EDIT: I am explicitly asking why the 'binomial theorem proof' doesn't act as a proof for $x^x$, $a^x$ and so on. I appreciate the points given in the already existing answers, but I want a direct answer to my actual question? Thank you.

Answer 1

Learning formulas by heart is OK... when they work. When they do not, and we wonder why, we must go back to the formal definition: $$f'(a)=\lim_{h\to 0}\frac{f(a+h)-f(a)}{h}$$ So, when $f(x)=x^n$, you write: $$f'(a)=\lim_{h\to 0}\frac{(a+h)^n-a^n}{h}=\cdots$$ and some tricks allow me to simplify this. But note that in the subtraction, both terms have the same exponent $n$.

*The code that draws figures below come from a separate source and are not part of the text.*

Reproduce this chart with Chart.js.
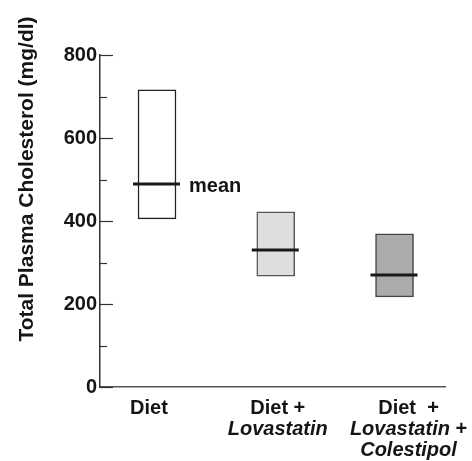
<!DOCTYPE html>
<html>
<head>
<meta charset="utf-8">
<script src="https://cdn.jsdelivr.net/npm/chart.js@4/dist/chart.umd.min.js"></script>
<style>
  html, body { margin: 0; padding: 0; background: #fff; }
  #wrap { width: 472px; height: 461px; }
</style>
</head>
<body>
<div id="wrap"><canvas id="grafik"></canvas></div>
<script>
// ===== data =====
const groups = ["Diet", "Diet + Lovastatin", "Diet + Lovastatin + Colestipol"];
const lows = [405, 267, 217];
const highs = [716, 422, 369];
const means = [489, 330, 270];
const yMajor = [0, 200, 400, 600, 800];
const yMinor = [100, 300, 500, 700];
const yTitle = "Total Plasma Cholesterol (mg/dl)";
const meanText = "mean";
// x label lines, each line a list of [text, italic]
const xLabels = [
  [[["Diet", false]]],
  [[["Diet +", false]], [["Lovastatin", true]]],
  [[["Diet  +", false]], [["Lovastatin", true], [" +", false]], [["Colestipol", true]]]
];

const FONT = "'Liberation Sans', Arial, Helvetica, sans-serif";
const INK = "#151515";

// ===== helpers =====
function fontOf(italic, size) {
  return (italic ? "italic " : "") + "bold " + (size || 20) + "px " + FONT;
}

function lineWidth(ctx, parts) {
  let w = 0;
  parts.forEach(p => { ctx.font = fontOf(p[1]); w += ctx.measureText(p[0]).width; });
  return w;
}

// ===== plugins =====
const extras = {
  id: "extras",
  afterDatasetsDraw(chart) {
    const ctx = chart.ctx;
    const ys = chart.scales.y;
    const area = chart.chartArea;
    const bars = chart.getDatasetMeta(0).data;

    ctx.save();
    // mean lines
    ctx.strokeStyle = "#1a1a1a";
    ctx.lineWidth = 3;
    bars.forEach((b, i) => {
      const y = ys.getPixelForValue(means[i]);
      ctx.beginPath();
      ctx.moveTo(b.x - b.width / 2 - 5, y);
      ctx.lineTo(b.x + b.width / 2 + 4, y);
      ctx.stroke();
    });

    // "mean" label next to first line
    ctx.fillStyle = INK;
    ctx.font = fontOf(false);
    ctx.textBaseline = "middle";
    ctx.textAlign = "left";
    ctx.fillText(meanText, bars[0].x + bars[0].width / 2 + 13, ys.getPixelForValue(means[0]) + 2);

    // inward ticks on y axis
    ctx.strokeStyle = "#333";
    ctx.lineWidth = 1.2;
    yMajor.forEach(v => {
      const y = Math.round(ys.getPixelForValue(v)) + 0.5;
      ctx.beginPath(); ctx.moveTo(area.left, y); ctx.lineTo(area.left + 13, y); ctx.stroke();
    });
    yMinor.forEach(v => {
      const y = Math.round(ys.getPixelForValue(v)) + 0.5;
      ctx.beginPath(); ctx.moveTo(area.left, y); ctx.lineTo(area.left + 7, y); ctx.stroke();
    });

    // x labels
    const shift = [-8, 2, 14];
    ctx.textAlign = "left";
    ctx.textBaseline = "middle";
    bars.forEach((b, i) => {
      xLabels[i].forEach((parts, j) => {
        let x = b.x + shift[i] - lineWidth(ctx, parts) / 2;
        const y = area.bottom + 21 + j * 21;
        parts.forEach(p => {
          ctx.font = fontOf(p[1]);
          ctx.fillText(p[0], x, y);
          x += ctx.measureText(p[0]).width;
        });
      });
    });

    // y title
    ctx.translate(27, 179);
    ctx.rotate(-Math.PI / 2);
    ctx.textAlign = "center";
    ctx.font = fontOf(false, 21);
    ctx.fillText(yTitle, 0, 0);
    ctx.restore();
  }
};

// ===== chart =====
const chart = new Chart(document.getElementById("grafik"), {
  type: "bar",
  data: {
    datasets: [{
      data: groups.map((g, i) => ({ x: i, y: [lows[i], highs[i]] })),
      backgroundColor: ["#ffffff", "#dedede", "#ababab"],
      borderColor: ["#222", "#555", "#444"],
      borderWidth: 1.5,
      borderSkipped: false,
      barThickness: 38
    }]
  },
  options: {
    responsive: true,
    maintainAspectRatio: false,
    animation: false,
    layout: { padding: { top: 55, right: 27, left: 0, bottom: 0 } },
    plugins: { legend: { display: false }, tooltip: { enabled: false } },
    scales: {
      x: {
        type: "linear",
        offset: false,
        min: -0.48,
        max: 2.425,
        grid: { display: false, drawTicks: false },
        border: { display: true, color: "#555", width: 1.5 },
        ticks: { display: false },
        afterFit(s) { s.height = 74; }
      },
      y: {
        min: 0,
        max: 800,
        grid: { display: false, drawTicks: false },
        border: { display: true, color: "#333", width: 1.5 },
        ticks: {
          stepSize: 200,
          padding: 3,
          color: INK,
          font: { family: FONT, size: 20, weight: "bold" }
        },
        afterFit(s) { s.width = 100; }
      }
    }
  },
  plugins: [extras]
});
</script>
</body>
</html>
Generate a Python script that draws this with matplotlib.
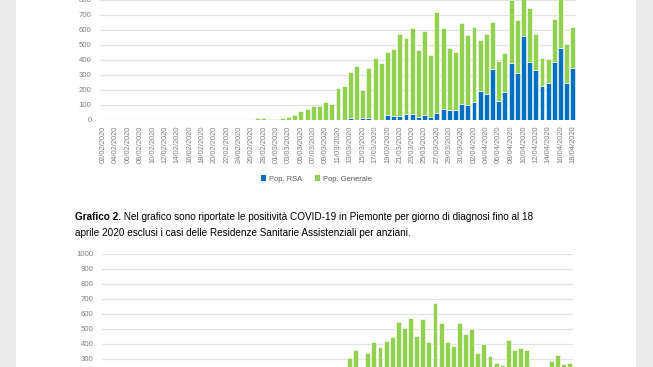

Now, if $f(x)=x^x$, write: $$f'(a)=\lim_{h\to 0}\frac{(a+h)^{a+h}-a^a}{h}$$ and there is no direct trick to compute this easily. So you must resort to the logarithm (which is indeed related to the definition of $x^x$) and the chain rule.

Answer 2

Differentiation is a simple procedure and it starts with a very simple definition and leads to laws of differentiation : sum/differencr, product, quotient, chain rule, implicit differentiation. Another part is establishing the derivatives of $x^{n}$, circular functions (and their inverses), exponential and logarithmic functions. These are building blocks of what we call elementary functions which are built using these blocks via a finite number of algebraic operations and a finite number of compositions.

Thus it is clear that using the derivatives of these building blocks and the rules of differentiation one can evaluate the derivative of any elementary function in an almost mechanical fashion. The function under consideration $f(x) =x^{x} $ involves base and exponent and we see that there are two building blocks which look similar to it namely $$(x^{n}) '=nx^{n-1},\,(a^{x})'=a^{x}\log a$$ Note that in both these formulas either the base or the exponent is a constant and hence these formulas can't be used directly to deal with $f$ where both the base and exponent are variable. Why don't we include functions like $f$ (where both base and exponent are variable) in the list of building blocks for elementary functions? Because it is unnecessary. This function $f$ can be expressed using the existing building blocks and composition. Thus $x^{x} =e^{x\log x} $ and we can apply the rules now to get its derivative.

Also note that the building blocks are defined via very simple formulas so that their derivatives can be easily evaluated using the limit definition. It is simply not possible to apply the limit definition to evaluate derivative of $f(x) =x^{x} $ in a manner which does not mirror the application of chain rule.